Whether it’s Nancy Pelosi’s superPAC or Rick Nolan’s campaign, the hard left’s disdain for companies is unmistakable. It’s in each of their ads against Stewart Mills. What’s most appalling is that the DFL’s agenda doesn’t have a thing in it that says they’re pro-capitalism. In fact, when the DFL held their state convention, Iron Range Democrats wanted the state party to ad a simple sentence to their party’s platform. That simple sentence was to say that the DFL supports mining.

After hours of negotiations, aka Metrocrats intimidating the Iron Range delegation, that simple sentence was dropped because Alida Messinger declared that statement was too controversial. Nolan isn’t the only 1970s reject that thinks companies are evil:

The Franken camp says that as an investment banker, McFadden has brokered the sales of companies that have resulted in the loss of jobs. Well, that can be true in some cases. In other cases, there will be a gain of jobs. Besides, once a company is bought or sold, what does McFadden have to do with it? The Franken camp also insists that McFadden has been involved with companies that have committed the mortal sin of tax inversion by moving their headquarters overseas. No. McFadden’s company represented a foreign company being bought, not the U.S. company moving abroad. That’s business, however unfamiliar Franken might be to business.

In Franken’s thinking, the problem isn’t that the tax code is filled with special favors. It’s that small businesses, aka the rich, aren’t paying a high enough tax rate. The thing is that Franken and Nolan haven’t started a business that requires sound judgment. That’s why they don’t know that many of these small businesses owners work 60-75 hours/week to build a business, paying their employees first, then paying their bills before they can start funding their retirement and their kids’ college education.

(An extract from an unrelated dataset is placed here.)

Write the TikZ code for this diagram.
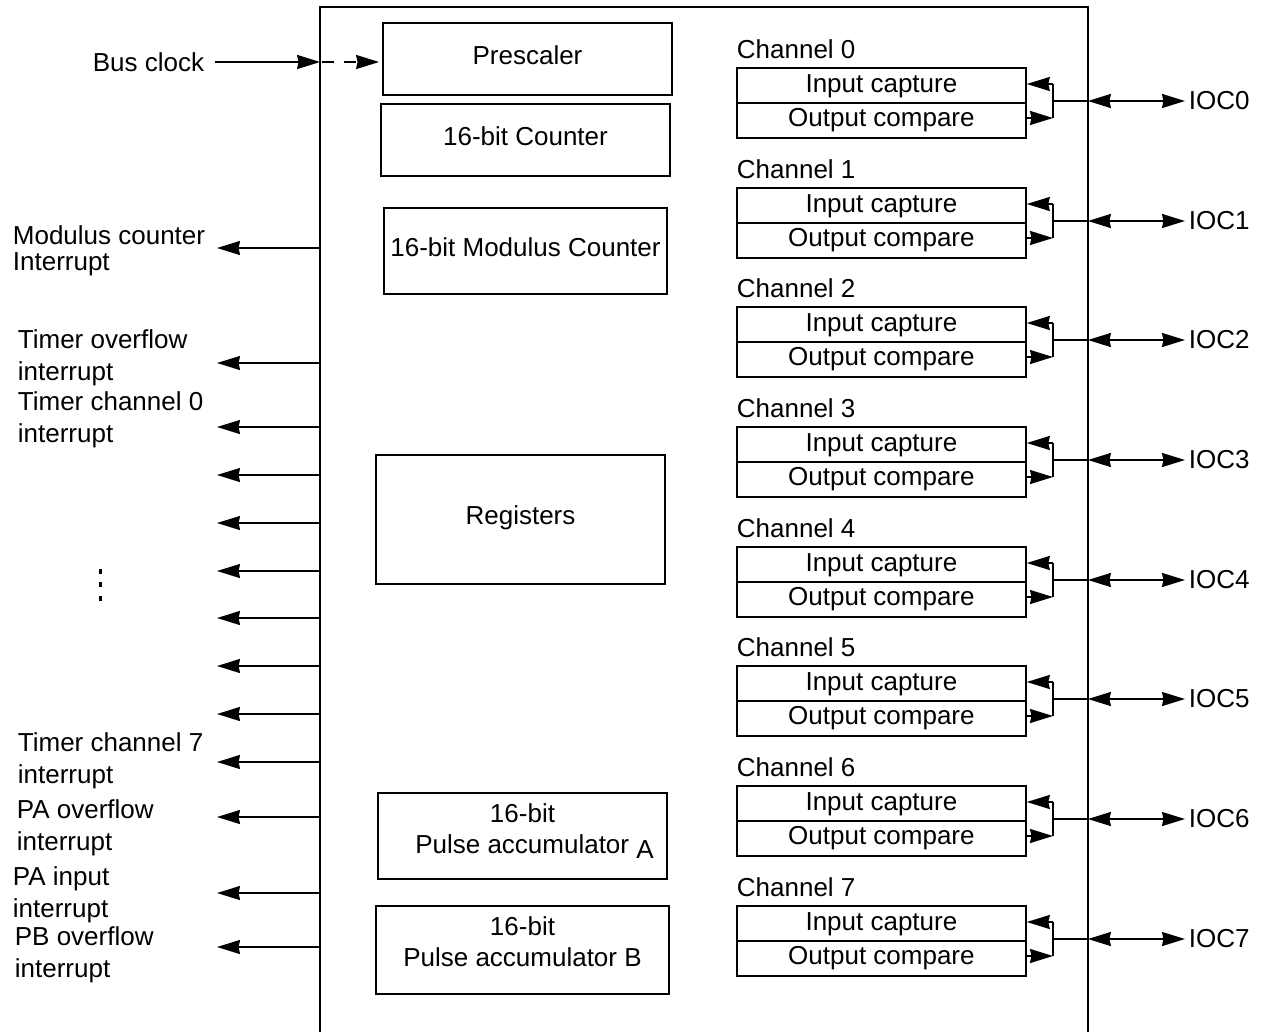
\documentclass[tikz,border=0pt]{standalone}
\usepackage{fontspec}
\setmainfont{Liberation Sans}
\usetikzlibrary{arrows.meta}
\begin{document}
\begin{tikzpicture}[x=1pt,y=-1pt,
  line width=1.8pt,
  font=\fontsize{26}{31}\selectfont,
  tip/.style={-{Stealth[length=23pt,width=14pt,inset=1.5pt]}},
  dtip/.style={{Stealth[length=23pt,width=14pt,inset=1.5pt]}-{Stealth[length=23pt,width=14pt,inset=1.5pt]}},
  blk/.style={draw, inner sep=0pt, align=center},
  oneline/.style={text height=19pt, text depth=9pt},
  chbox/.style={draw, inner sep=0pt, minimum width=289pt, minimum height=35pt, text height=19pt},
  lbl/.style={anchor=base west, inner sep=0pt},
  dotmark/.style={fill=black, draw=none}
]
\useasboundingbox (0,0) rectangle (1263,1031);

% main timer box (open at the bottom)
\node[inner sep=0pt, minimum width=766pt, minimum height=1040pt] (tim) at (704,528) {};
\draw (tim.south west) -- (tim.north west) -- (tim.north east) -- (tim.south east);

% inner blocks
\node[blk, oneline, minimum width=289pt, minimum height=72pt] (pre) at (527.5,59) {Prescaler};
\node[blk, oneline, minimum width=289pt, minimum height=72pt] (cnt) at (525.5,140) {16-bit Counter};
\node[blk, oneline, minimum width=283pt, minimum height=86pt] (mod) at (525.5,251) {16-bit Modulus Counter};
\node[blk, oneline, minimum width=289pt, minimum height=129pt] (reg) at (520.5,519.5) {Registers};
\node[blk, text depth=14pt, minimum width=289pt, minimum height=86pt] (paa) at (522.5,836) {16-bit\\\hspace*{24pt}Pulse accumulator \raisebox{-5pt}{A}};
\node[blk, text depth=17pt, minimum width=293pt, minimum height=88pt] (pab) at (522.5,950) {16-bit\\Pulse accumulator B};

% bus clock
\node[anchor=east, inner sep=0pt] (bus) at (205,62) {Bus clock};
\coordinate (busin) at (tim.west |- bus.east);
\draw[tip, shorten <=10pt] (bus.east) -- (busin);
\draw[tip, dash pattern=on 12pt off 10pt, shorten <=2pt, shorten >=3pt] (busin) -- (pre.west |- busin);

% left interrupt outputs
\foreach \i/\yy in {0/248, 1/363, 2/427, 3/475, 4/523, 5/571, 6/618, 7/666, 8/714, 9/762, 10/817, 11/893, 12/947} {
  \coordinate (out\i) at (217,\yy);
  \draw[tip] (tim.west |- out\i) -- (out\i);
}

% left labels
\node[lbl] (l1a) at (12,244) {Modulus counter};
\node[lbl] (l1b) at (12,270) {Interrupt};
\node[lbl] (l2a) at (17,348) {Timer overflow};
\node[lbl] (l2b) at (17,380) {interrupt};
\node[lbl] (l3a) at (17,410) {Timer channel 0};
\node[lbl] (l3b) at (17,442) {interrupt};
\node[lbl] (l4a) at (17,751) {Timer channel 7};
\node[lbl] (l4b) at (17,783) {interrupt};
\node[lbl] (l5a) at (16,818) {PA overflow};
\node[lbl] (l5b) at (16,850) {interrupt};
\node[lbl] (l6a) at (12,885) {PA input};
\node[lbl] (l6b) at (12,917) {interrupt};
\node[lbl] (l7a) at (14,945) {PB overflow};
\node[lbl] (l7b) at (14,977) {interrupt};

% vertical dots
\foreach \yy in {571,584,598} {
  \fill[dotmark] (98.5,\yy-2.5) rectangle ++(3,5);
}

% channels
\foreach \k in {0,...,7} {
  \pgfmathtruncatemacro\ty{67+119.7*\k+0.5}
  \node[lbl] (chl\k) at (736,\ty-9) {Channel \k};
  \node[chbox, text depth=4pt, anchor=north west] (ic\k) at (736,\ty) {Input capture};
  \node[chbox, text depth=7pt, anchor=north west] (oc\k) at (736,\ty+35) {Output compare};
  \coordinate (bu\k) at (1053,\ty+17);
  \coordinate (bl\k) at (1053,\ty+51);
  \coordinate (bm\k) at (1053,\ty+34);
  \draw[tip] (bu\k) -- (ic\k.east |- bu\k);
  \draw[tip] (oc\k.east |- bl\k) -- (bl\k);
  \draw (bu\k) -- (bl\k);
  \draw (bm\k) -- (tim.east |- bm\k);
  \node[anchor=west, inner sep=0pt] (ioc\k) at (1188,\ty+34) {IOC\k};
  \draw[dtip, shorten >=3pt] (tim.east |- bm\k) -- (ioc\k.west);
}
\end{tikzpicture}
\end{document}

After sweating through tough times before getting to the point of profitability, then idiots like Dayton, Franken and Nolan accuse them of being greedy and of “not paying their fair share.”

The truth is that Stewart Mills and Mike McFadden have done more to improve middle class families’ lives in 5 years than Dayton, Franken and Nolan have done in a lifetime. Long-winded politicians haven’t paid for their employees’ health insurance or contributed to their employees’ retirement accounts or paid them a good wage that put a roof over their employees’ families’ heads. Stewart Mills and Mike McFadden have.

When Dayton, Franken and Nolan do that for a generation, then I’ll listen, not a minute before.